Saturday, April 24, 2021

The WHOLE Cookie Jar


This week's Camino a Ítaca looks back to a time when I realized that all that glitters is definitely not gold. Despite the face it puts on regarding individual rights, when they come up against entities too big to fail, we know who the winner will be. Click over to read the original in Spanish or read the English below. (PDF en castellano abajo)

I remember it like it was yesterday. There on the news stood the prime minister of the country at the time, Jose Luis Zapatero, smirking like a five-year-old who had just stolen a cookie when he thought his mother wasn’t looking. Next to him stood the president of BBVA, Francisco Gonzalez Rodriguez. His smile was much less naïve and read something along the lines of a cartoon villain. It was the crooked look of the stereotypical bad guy from an 80s movie that had not only stolen a cookie, but had in fact stolen the deed to the entire jar. It was that kind of smile. The two leaders were giving a news conference where they both talked of their shared desire and compromise to make the workplace more flexible, more humane. A shared goal to transform the workplace into a space that would enable working parents to better conciliate their work-life balance.

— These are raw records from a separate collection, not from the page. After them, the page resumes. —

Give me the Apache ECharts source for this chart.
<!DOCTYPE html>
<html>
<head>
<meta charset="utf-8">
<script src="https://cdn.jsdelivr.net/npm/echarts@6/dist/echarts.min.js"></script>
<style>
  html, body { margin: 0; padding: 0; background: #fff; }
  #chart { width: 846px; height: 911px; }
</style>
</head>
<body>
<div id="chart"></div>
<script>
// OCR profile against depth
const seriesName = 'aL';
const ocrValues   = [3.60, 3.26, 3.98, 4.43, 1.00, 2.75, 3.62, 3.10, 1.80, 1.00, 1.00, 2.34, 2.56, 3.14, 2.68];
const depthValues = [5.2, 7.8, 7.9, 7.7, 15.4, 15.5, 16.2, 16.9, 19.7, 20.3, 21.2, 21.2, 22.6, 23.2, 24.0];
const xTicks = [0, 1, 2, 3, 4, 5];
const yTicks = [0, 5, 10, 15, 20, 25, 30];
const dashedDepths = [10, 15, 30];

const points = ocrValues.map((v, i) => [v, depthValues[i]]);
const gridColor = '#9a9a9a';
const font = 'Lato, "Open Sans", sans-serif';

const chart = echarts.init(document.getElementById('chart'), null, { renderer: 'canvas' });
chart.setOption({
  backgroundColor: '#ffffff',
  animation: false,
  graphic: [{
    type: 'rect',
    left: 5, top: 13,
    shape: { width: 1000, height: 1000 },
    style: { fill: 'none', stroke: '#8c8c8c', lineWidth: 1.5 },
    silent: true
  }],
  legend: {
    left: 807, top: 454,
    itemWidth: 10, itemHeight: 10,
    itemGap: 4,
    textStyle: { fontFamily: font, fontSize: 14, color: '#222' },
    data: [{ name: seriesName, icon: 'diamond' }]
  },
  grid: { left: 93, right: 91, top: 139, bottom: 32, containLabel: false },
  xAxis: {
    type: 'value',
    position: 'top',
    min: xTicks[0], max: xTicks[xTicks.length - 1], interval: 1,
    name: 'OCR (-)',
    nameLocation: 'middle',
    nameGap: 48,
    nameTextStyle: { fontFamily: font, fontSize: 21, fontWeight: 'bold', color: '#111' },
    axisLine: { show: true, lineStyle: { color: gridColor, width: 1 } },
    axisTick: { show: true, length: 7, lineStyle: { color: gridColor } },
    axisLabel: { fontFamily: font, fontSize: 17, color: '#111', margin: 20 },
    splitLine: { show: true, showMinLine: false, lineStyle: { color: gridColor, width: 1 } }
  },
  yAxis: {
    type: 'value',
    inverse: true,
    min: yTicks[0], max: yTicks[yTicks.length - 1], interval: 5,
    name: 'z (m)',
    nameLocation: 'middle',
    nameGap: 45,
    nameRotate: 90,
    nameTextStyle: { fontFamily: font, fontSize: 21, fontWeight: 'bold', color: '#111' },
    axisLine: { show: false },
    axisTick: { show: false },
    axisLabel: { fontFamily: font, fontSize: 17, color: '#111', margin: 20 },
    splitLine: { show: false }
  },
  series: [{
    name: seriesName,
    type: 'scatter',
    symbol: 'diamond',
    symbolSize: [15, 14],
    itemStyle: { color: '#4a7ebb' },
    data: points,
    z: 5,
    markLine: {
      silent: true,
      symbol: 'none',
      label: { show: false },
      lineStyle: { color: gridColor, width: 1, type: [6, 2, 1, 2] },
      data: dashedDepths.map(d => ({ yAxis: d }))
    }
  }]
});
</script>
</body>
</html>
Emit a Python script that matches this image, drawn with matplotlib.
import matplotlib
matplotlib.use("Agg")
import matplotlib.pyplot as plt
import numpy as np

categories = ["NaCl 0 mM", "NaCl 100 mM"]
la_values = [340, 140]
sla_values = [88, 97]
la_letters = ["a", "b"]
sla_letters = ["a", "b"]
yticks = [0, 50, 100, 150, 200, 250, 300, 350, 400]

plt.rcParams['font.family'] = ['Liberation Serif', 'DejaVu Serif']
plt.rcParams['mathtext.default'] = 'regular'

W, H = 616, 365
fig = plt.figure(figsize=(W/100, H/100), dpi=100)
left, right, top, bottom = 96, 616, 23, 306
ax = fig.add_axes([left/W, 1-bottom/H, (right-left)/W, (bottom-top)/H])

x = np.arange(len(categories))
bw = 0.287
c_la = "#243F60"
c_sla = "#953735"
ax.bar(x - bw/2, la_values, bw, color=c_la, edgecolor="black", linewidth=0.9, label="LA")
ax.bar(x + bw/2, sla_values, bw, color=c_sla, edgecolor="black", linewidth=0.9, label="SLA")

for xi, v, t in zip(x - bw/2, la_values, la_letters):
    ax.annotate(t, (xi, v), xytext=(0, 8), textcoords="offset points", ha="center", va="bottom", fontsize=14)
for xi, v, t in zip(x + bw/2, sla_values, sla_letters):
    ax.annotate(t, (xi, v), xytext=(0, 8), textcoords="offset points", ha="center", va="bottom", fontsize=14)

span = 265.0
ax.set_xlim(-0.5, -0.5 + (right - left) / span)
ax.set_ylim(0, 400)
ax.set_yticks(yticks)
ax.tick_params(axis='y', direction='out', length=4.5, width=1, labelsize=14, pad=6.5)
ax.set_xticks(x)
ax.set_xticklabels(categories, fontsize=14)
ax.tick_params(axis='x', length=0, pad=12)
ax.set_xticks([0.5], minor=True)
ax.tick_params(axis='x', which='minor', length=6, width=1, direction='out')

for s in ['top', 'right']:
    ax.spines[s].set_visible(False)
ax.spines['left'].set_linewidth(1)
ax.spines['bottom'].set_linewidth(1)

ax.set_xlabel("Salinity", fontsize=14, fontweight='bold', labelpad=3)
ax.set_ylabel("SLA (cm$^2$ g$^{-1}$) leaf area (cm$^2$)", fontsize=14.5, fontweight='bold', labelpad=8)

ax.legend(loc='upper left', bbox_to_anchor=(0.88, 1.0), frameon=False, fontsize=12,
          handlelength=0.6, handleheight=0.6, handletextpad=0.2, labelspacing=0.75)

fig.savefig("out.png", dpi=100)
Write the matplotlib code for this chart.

My Spanish at the time was much weaker than it is now and I turned to my wife to make sure that I was understanding everything correctly, but she had no time to help. She had just come home for a quick bite to eat before having to return to her job at one of Mr. Gonzalez’s bank branches. Even though her contract officially stated that her workday ended at 3pm, she, and the rest of her colleagues who had recently joined the bank were well aware of the fact that those who ‘went the extra mile’ would be the ones that would have their contracts renewed. Those who worked for the hours that they were paid for, well Francisco’s snide grin said it all.

I remember that moment so well because it was one of my first awakenings to the fact the hypocrisy that I had experienced my whole life in North America, was also well-entrenched on this side of the Atlantic. We could delude ourselves in the belief that our ‘western’ democracies valued people’s rights above all else, but when those rights came into conflict with the interests of entities that are ‘too big to fail’, deep down inside we know who the winner will always be.

Fast forward to the small print in today’s news and I see that the banks are once again planning to make people’s working lives easier to conciliate with their families. This time by asking them to stay home permanently. Conservative estimates say that perhaps more than 10,000 jobs are set be lost in a banking industry that is still making profits. Yet suggest that the industry be reigned in and pay back the loans they received from the government after the last crisis and you’re branded a communist by those who claim to be on another ‘side’. Criticize the left for renouncing to represent the workers, you’re told you’re aiding the fascists.

And here’s where those smiles get even broader. Rather than confronting the real problems of our day to day lives during this global pandemic, we’ve somehow stepped back in time. Back to 1936 with slogans like liberty or communism or ‘o me votais a mi o vuelve el franquismo’ (vote for me or the fascists are coming) and that’s just where they want us. Squabbling over peripheral social issues instead of effecting deep systemic reform all the while they’re busy stealing the cookie jars.